Am Donnerstag hatte bereits der Verband Deutscher Reeder Schutz vor den Huthi-Angriffen gefordert. „Deutschland und die Europäische Union müssen die Lage sehr ernst nehmen“, sagte VDR-Hauptgeschäftsführer Martin Kröger.

Schiffe werden bereits umgeleitet

Dies gilt umso mehr, dass erste Auswirkungen auf den Seeverkehr bereits beobachtbar sind. So berichtete der dänische Schifffahrtsexperte Lars Jensen von Vespucci Maritime am Freitag auf dem sozialen Netzwerk LinkedIn, dass mehrere große Linienreedereien Schiffe umkehren ließen, die auf dem Weg in die Krisenregion gewesen seien. Eine weitere Folge könnte ihm zufolge sein, dass die Carrier Schiffe um das südliche Afrika umrouten könnten. Einige israelische Schiffe sollen diesen Weg Berichten zufolge schon gewählt haben, allerdings um den Preis einer deutlich längeren Transportzeit. Der Umweg soll die Reisezeit um etwa zwölf Tage verlängern.

Erschwerend hinzu kommt, dass mit dem Panamakanal wegen der weiter anhaltenden Niedrigwassersituation auch die zweite für die Ost-West-Verkehre entscheidende Wasserstraße nicht voll genutzt werden kann. Entsprechend wird der Suezkanal derzeit besonders stark befahren.

Steigende Risikoprämien und Surcharges

Spürbar sind die Folgen der vermehrten Attacken auch bereits an den Versicherungsmärkten, was wiederum Auswirkungen auf die Transportpreise hat. Demnach haben sich die Kosten einer Versicherungsdeckung Experten zufolge verdoppelt und für israelische Schiffseigner sogar mehr als verdreifacht, so sie überhaupt noch eine Deckung erhalten. Verschiedene Reedereien haben darauf reagiert und erheben eine „War Risk Surcharge“ in Höhe von 50 bis 100 US-Dollar pro Container, um die gestiegenen Risikoaufschläge weiterzureichen.

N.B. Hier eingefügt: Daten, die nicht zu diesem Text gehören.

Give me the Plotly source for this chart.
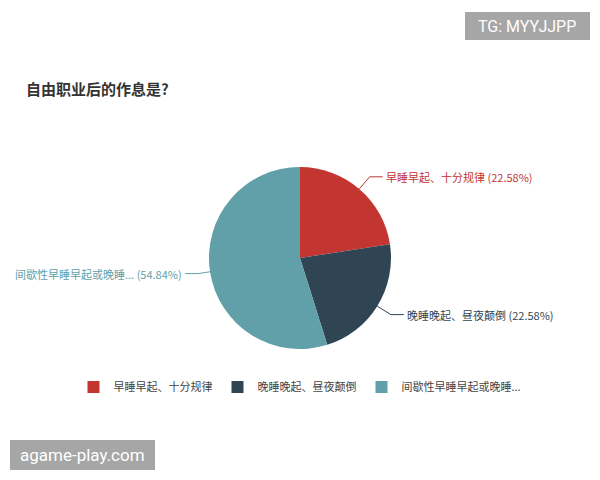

Neil Roberts, Head of Marine and Aviation bei Lloyd’s Market Association und Vorsitzender des Policy Forums bei der internationalen Versicherer-Vereinigung IUMI, sieht den Angriff auf die „Galaxy Leader“, dem nun zahlreiche weitere gefolgt sind, denn gar als „Wendepunkt“. Dieser mache ein Umdenken bei der Gefahrenabwehr auf Schiffen erforderlich, schließlich sei ein solcher Vorfall „in keinem Handbuch für Sicherheitsverfahren für Handelsschiffe vorgesehen“. Die Folge: Der Handel in der Region sei in eine weitere Phase des Risikos und der Ungewissheit eingetreten, in der politische Motive mit kommerziellen Operationen kollidieren, schreibt er in einem Beitrag für den Blog der IUMI.